DES MOINES — Now with full control of state government, Iowa Republicans might promote school choice options, limit teacher union power and dampen the funding debate over public schools, education policy experts say.
Republicans gained six seats in the Iowa Senate in Tuesday’s elections, flipping control of the chamber. By also maintaining control of the Iowa House and the governorship, this marks the first time since 1998 the GOP has had full control of state government.
The top concern of many education policy experts and advocates looking ahead remains school funding. And while it’s unknown what rate could emerge from the next legislative session, many are hopeful a decision would at least be made on time.

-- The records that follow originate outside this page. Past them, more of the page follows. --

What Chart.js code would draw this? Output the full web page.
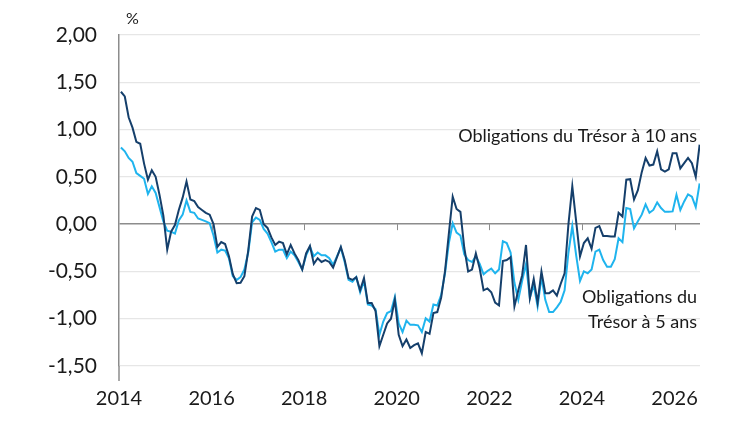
<!DOCTYPE html>
<html>
<head>
<meta charset="utf-8">
<script src="https://cdn.jsdelivr.net/npm/chart.js@4/dist/chart.umd.min.js"></script>
<style>
  html, body { margin: 0; padding: 0; background: #fff; }
  #wrap { width: 750px; height: 422px; position: relative; }
</style>
</head>
<body>
<div id="wrap"><canvas id="chart"></canvas></div>
<script>
// monthly yields, Jan 2014 onwards (%)
const startYear = 2014;
const yield10 = [
  1.40, 1.35, 1.13, 1.02, 0.87, 0.85, 0.64, 0.47, 0.57, 0.50, 0.31, 0.09,
  -0.27, -0.08, -0.01, 0.15, 0.28, 0.45, 0.26, 0.245, 0.18, 0.15, 0.12, 0.10,
  0.00, -0.24, -0.19, -0.21, -0.34, -0.53, -0.625, -0.62, -0.55, -0.28, 0.08, 0.17,
  0.15, 0.00, -0.04, -0.14, -0.22, -0.185, -0.20, -0.32, -0.22, -0.31, -0.38, -0.48,
  -0.31, -0.23, -0.42, -0.36, -0.40, -0.38, -0.40, -0.46, -0.35, -0.24, -0.38, -0.57,
  -0.59, -0.56, -0.70, -0.57, -0.835, -0.835, -0.92, -1.29, -1.17, -1.05, -1.00, -0.80,
  -1.17, -1.29, -1.22, -1.31, -1.28, -1.26, -1.365, -1.14, -1.16, -0.94, -0.93, -0.78,
  -0.50, -0.10, 0.29, 0.16, 0.13, -0.25, -0.50, -0.48, -0.31, -0.47, -0.70, -0.68,
  -0.72, -0.83, -0.86, -0.39, -0.38, -0.35, -0.87, -0.70, -0.54, -0.22, -0.78, -0.58,
  -0.83, -0.50, -0.73, -0.73, -0.70, -0.755, -0.63, -0.52, 0.00, 0.40, 0.03, -0.34,
  -0.20, -0.15, -0.26, -0.04, -0.02, -0.125, -0.125, -0.13, -0.13, 0.12, 0.08, 0.47,
  0.475, 0.26, 0.36, 0.55, 0.70, 0.62, 0.63, 0.77, 0.58, 0.555, 0.58, 0.75,
  0.75, 0.59, 0.645, 0.70, 0.645, 0.50, 0.84
];
const yield5 = [
  0.81, 0.77, 0.70, 0.66, 0.54, 0.51, 0.48, 0.32, 0.40, 0.33, 0.18, 0.03,
  -0.07, -0.08, -0.10, 0.04, 0.10, 0.25, 0.13, 0.12, 0.06, 0.045, 0.03, 0.01,
  -0.12, -0.30, -0.27, -0.28, -0.36, -0.55, -0.59, -0.56, -0.48, -0.30, 0.02, 0.07,
  0.045, -0.05, -0.10, -0.19, -0.29, -0.27, -0.27, -0.36, -0.29, -0.33, -0.40, -0.48,
  -0.33, -0.24, -0.34, -0.30, -0.33, -0.33, -0.36, -0.43, -0.34, -0.25, -0.40, -0.59,
  -0.61, -0.56, -0.72, -0.60, -0.85, -0.86, -0.90, -1.17, -1.03, -0.94, -0.92, -0.77,
  -1.05, -1.14, -1.02, -1.065, -1.065, -1.07, -1.14, -0.995, -1.03, -0.85, -0.86, -0.75,
  -0.52, -0.20, 0.01, -0.09, -0.12, -0.32, -0.38, -0.40, -0.34, -0.42, -0.53, -0.495,
  -0.47, -0.52, -0.48, -0.18, -0.20, -0.30, -0.62, -0.80, -0.60, -0.42, -0.78, -0.64,
  -0.87, -0.56, -0.80, -0.93, -0.93, -0.88, -0.82, -0.70, -0.30, -0.02, -0.33, -0.60,
  -0.50, -0.52, -0.48, -0.29, -0.27, -0.38, -0.45, -0.45, -0.37, -0.15, -0.19, 0.17,
  0.16, -0.045, 0.03, 0.10, 0.21, 0.12, 0.15, 0.23, 0.17, 0.13, 0.13, 0.135,
  0.31, 0.15, 0.24, 0.315, 0.29, 0.18, 0.43
];
const yTicks = [-1.5, -1, -0.5, 0, 0.5, 1, 1.5, 2];
const xTicks = [2014, 2016, 2018, 2020, 2022, 2024, 2026];
const labels10 = ['Obligations du Trésor à 10 ans'];
const labels5 = ['Obligations du', 'Trésor à 5 ans'];

// month i is plotted mid-month
const toPoints = arr => arr.map((v, i) => ({ x: startYear + (i + 0.5) / 12, y: v }));

const FONT = 'Lato, "Open Sans", sans-serif';
const TEXT = '#1a1a1a';

const extras = {
    id: 'extras',
    afterDraw(chart) {
        const ctx = chart.ctx;
        const x = chart.scales.x, y = chart.scales.y;
        const zeroY = y.getPixelForValue(0);
        const area = chart.chartArea;
        ctx.save();
        ctx.strokeStyle = '#8c8c8c';
        ctx.lineWidth = 1.5;
        // axis line runs a little past the last gridline
        ctx.beginPath();
        ctx.moveTo(area.left, area.bottom);
        ctx.lineTo(area.left, area.bottom + 15);
        ctx.stroke();
        // tick marks sit on the zero line
        ctx.lineWidth = 1;
        xTicks.slice(1).forEach(t => {
            const px = Math.round(x.getPixelForValue(t)) + 0.5;
            ctx.beginPath();
            ctx.moveTo(px, zeroY);
            ctx.lineTo(px, zeroY + 6);
            ctx.stroke();
        });
        ctx.fillStyle = TEXT;
        ctx.font = '16px ' + FONT;
        ctx.textAlign = 'left';
        ctx.textBaseline = 'middle';
        ctx.fillText('%', 126, 19);
        ctx.font = '18px ' + FONT;
        ctx.textAlign = 'right';
        ctx.fillText(labels10[0], 697, 136);
        ctx.fillText(labels5[0], 697, 297);
        ctx.fillText(labels5[1], 697, 322);
        ctx.restore();
    }
};

new Chart(document.getElementById('chart'), {
    type: 'line',
    data: {
        datasets: [
            {
                label: labels10[0],
                data: toPoints(yield10),
                borderColor: '#153f6b',
                borderWidth: 2,
                pointRadius: 0,
                tension: 0
            },
            {
                label: labels5.join(' '),
                data: toPoints(yield5),
                borderColor: '#1fb4ee',
                borderWidth: 2,
                pointRadius: 0,
                tension: 0
            }
        ]
    },
    options: {
        responsive: true,
        maintainAspectRatio: false,
        animation: false,
        layout: { padding: { top: 35, right: 50, bottom: 0, left: 0 } },
        plugins: {
            legend: { display: false },
            tooltip: { enabled: false }
        },
        scales: {
            x: {
                type: 'linear',
                min: 2014,
                max: 2026.55,
                afterFit: s => { s.height = 56; },
                afterBuildTicks: s => { s.ticks = xTicks.map(v => ({ value: v })); },
                grid: { display: false, drawTicks: false },
                border: { display: false },
                ticks: {
                    padding: 21,
                    color: TEXT,
                    font: { family: FONT, size: 20 },
                    maxRotation: 0,
                    callback: v => String(v)
                }
            },
            y: {
                min: -1.5,
                max: 2,
                afterFit: s => { s.width = 119; },
                afterBuildTicks: s => { s.ticks = yTicks.map(v => ({ value: v })); },
                grid: {
                    drawTicks: false,
                    color: c => c.tick && c.tick.value === 0 ? '#8c8c8c' : '#e6e6e6',
                    lineWidth: c => c.tick && c.tick.value === 0 ? 1.5 : 1.2
                },
                border: { display: true, color: '#8c8c8c', width: 1.5 },
                ticks: {
                    padding: 22,
                    color: TEXT,
                    font: { family: FONT, size: 21 },
                    callback: v => v.toFixed(2).replace('.', ',')
                }
            }
        }
    },
    plugins: [extras]
});
</script>
</body>
</html>
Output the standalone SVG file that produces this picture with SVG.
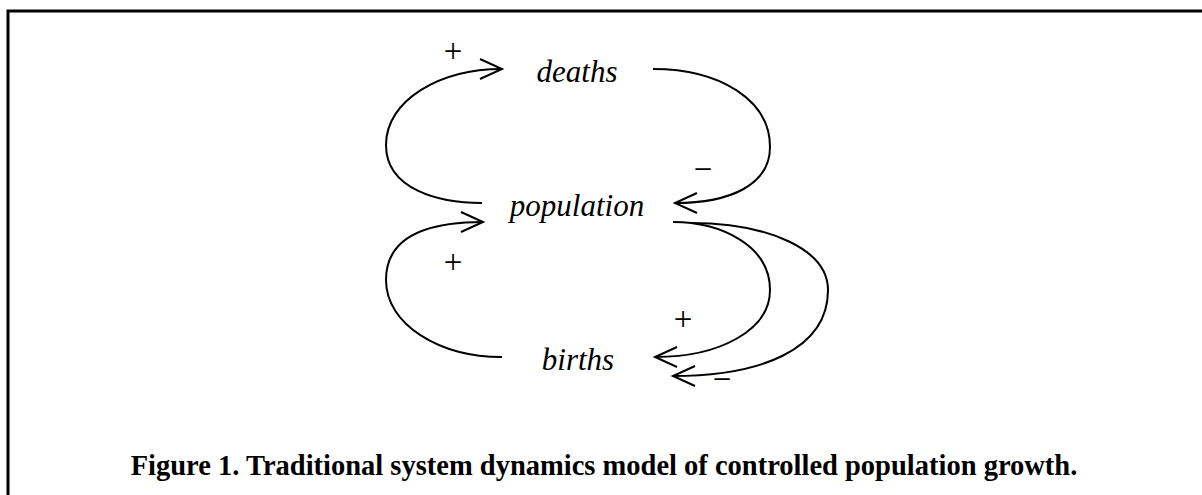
<svg xmlns="http://www.w3.org/2000/svg" width="1202" height="495" viewBox="0 0 1202 495">
<style>
.node{font-family:"Liberation Serif","Times New Roman",serif;font-style:italic;font-size:31px;fill:#000;text-anchor:middle}
.sign{font-family:"Liberation Serif","Times New Roman",serif;font-size:33px;fill:#000;text-anchor:middle}
.cap{font-family:"Liberation Serif","Times New Roman",serif;font-weight:bold;font-size:28.5px;fill:#000;text-anchor:middle}
.link{fill:none;stroke:#000;stroke-width:2;marker-end:url(#open)}
</style>
<defs>
<marker id="open" markerUnits="userSpaceOnUse" markerWidth="30" markerHeight="30" viewBox="-25 -15 30 30" refX="0" refY="0" orient="auto" overflow="visible">
<path d="M-22,-10 L0,0 L-22,10" fill="none" stroke="#000" stroke-width="2"/>
</marker>
</defs>
<rect x="8" y="11" width="1210" height="520" fill="#fff" stroke="#000" stroke-width="3"/>
<g id="connectors">
<path class="link" d="M482,203 C440,203 386,190 386,145 C386,100 440,69 502,69"/>
<path class="link" d="M653,69 C720,69 770,100 770,147 C770,185 730,203 675,203"/>
<path class="link" d="M502,357 C440,357 386,325 386,280 C386,240 420,222 483,222"/>
<path class="link" d="M673,222 C720,222 770,245 770,290 C770,330 720,357 655,357"/>
<path class="link" d="M690,223 C770,223 828,250 828,290 C828,350 760,376 673,376"/>
</g>
<g id="signs">
<text class="sign" x="453" y="62">+</text>
<text class="sign" x="703" y="180">−</text>
<text class="sign" x="453" y="273">+</text>
<text class="sign" x="683" y="330">+</text>
<text class="sign" x="722" y="390">−</text>
</g>
<g id="deaths"><text class="node" x="577" y="82">deaths</text></g>
<g id="population"><text class="node" x="577" y="216">population</text></g>
<g id="births"><text class="node" x="578" y="370">births</text></g>
<g id="caption"><text class="cap" x="604" y="475">Figure 1. Traditional system dynamics model of controlled population growth.</text></g>
</svg>
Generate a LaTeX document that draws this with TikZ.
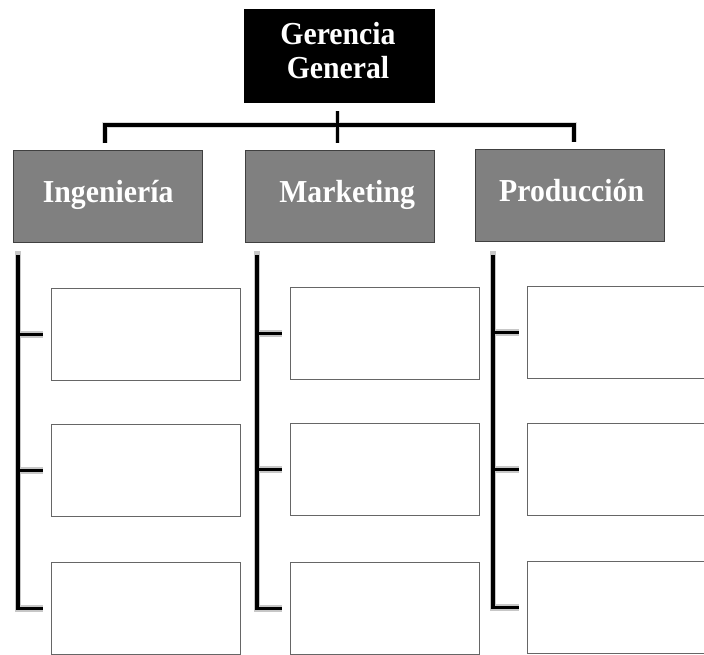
\documentclass[tikz,border=0pt]{standalone}
\usepackage{fontspec}
\setmainfont{Liberation Serif}
\newfontfamily\chartfont[FakeStretch=0.93]{Liberation Serif}
\begin{document}
\begin{tikzpicture}[x=1pt,y=-1pt,
  head/.style={draw=black, fill=black, line width=1pt, minimum width=190pt,
    minimum height=93pt, inner sep=0pt, anchor=north west},
  dept/.style={draw=black!75, fill=gray, line width=1.3pt, minimum width=189pt,
    minimum height=92pt, inner sep=0pt, anchor=north west},
  slot/.style={draw=black!60, fill=white, line width=1pt, minimum width=189pt,
    minimum height=92pt, inner sep=0pt, anchor=north west},
  deptname/.style={text=white, font=\chartfont\bfseries\fontsize{32}{34}\selectfont,
    anchor=base, inner sep=0pt},
  wire/.style={line width=3.6pt, black},
  halo/.style={line width=6.5pt, black!22},
  softhalo/.style={line width=5.5pt, black!15}
]
\clip (0,0) rectangle (704,654);

% top of the chart
\node[head] (gg) at (244,9) {};
\node[deptname] (gg1) at (338,44) {Gerencia};
\node[deptname] (gg2) at (338,78) {General};

% departments
\node[dept] (ing)  at (13,150)  {};
\node[dept] (mkt)  at (245,150) {};
\node[dept] (prod) at (475,149) {};
\node[deptname] (ingt)  at ([yshift=-6pt]ing.center)  {Ingeniería};
\node[deptname] (mktt)  at ([xshift=7pt,yshift=-6pt]mkt.center)  {Marketing};
\node[deptname] (prodt) at ([xshift=1.5pt,yshift=-6pt]prod.center) {Producción};

% branch from the general management to the departments
\coordinate (hubtop) at ([xshift=-2pt,yshift=-8pt]gg.south);
\coordinate (hub) at (337,125);
\coordinate (hubend) at ([yshift=7pt]mkt.north -| hubtop);
\draw[softhalo] ([xshift=-3pt,yshift=7pt]ing.north) |- (hub) -| ([xshift=4pt,yshift=7pt]prod.north);
\draw[softhalo] (hubtop) -- (hubend);
\draw[wire] ([xshift=-3pt,yshift=7pt]ing.north) |- (hub) -| ([xshift=4pt,yshift=7pt]prod.north);
\draw[wire] (hubtop) -- (hubend);

% empty positions under each department
\foreach \col/\cx/\bx/\ya/\yb/\yc in {1/18/51/288/424/562, 2/257/290/287/423/562, 3/493/527/286/423/561} {
  \node[slot] (s\col a) at (\bx,\ya) {};
  \node[slot] (s\col b) at (\bx,\yb) {};
  \node[slot] (s\col c) at (\bx,\yc) {};
  \coordinate (c\col) at (\cx,251);
  \draw[halo] (c\col) |- ([xshift=-8pt]s\col c.west);
  \draw[halo] (c\col |- s\col a.west) -- ([xshift=-8pt]s\col a.west);
  \draw[halo] (c\col |- s\col b.west) -- ([xshift=-8pt]s\col b.west);
  \draw[wire] ([yshift=-4pt]c\col) |- ([xshift=-8pt]s\col c.west);
  \draw[wire] (c\col |- s\col a.west) -- ([xshift=-8pt]s\col a.west);
  \draw[wire] (c\col |- s\col b.west) -- ([xshift=-8pt]s\col b.west);
}
\end{tikzpicture}
\end{document}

“I certainly don’t have a crystal ball, but I really hope we stay the course and we put students at the center of every conversation we have,” said Tammy Wawro, president of the 34,000-member Iowa State Education Association. “My hope is that we can really set education funding within the time frame of the law, and that it’s set at a rate that our students deserve.”
Decisions about state aid for public schools have been delayed in recent years as lawmakers struggled to agree on a level of increase for schools. They landed on a 2.25 percent increase this year — more than the 2 percent suggested by House Republicans but less than the 2.45 percent recommended by Gov. Terry Branstad or the 4 percent put forward by the then-Democrat-controlled Senate.
“Personally, I kind of like when they have divided government because it forces them to compromise,” said Tom Narak, government relations coordinator for School Administrators of Iowa. “ ... I think this might help them get things done in a more efficient manner — at least they won’t be able to point fingers at the other side.”
Former Iowa Department of Education Director Brad Buck, now the Cedar Rapids Community School District superintendent, said he expects funding levels to stay relatively stable.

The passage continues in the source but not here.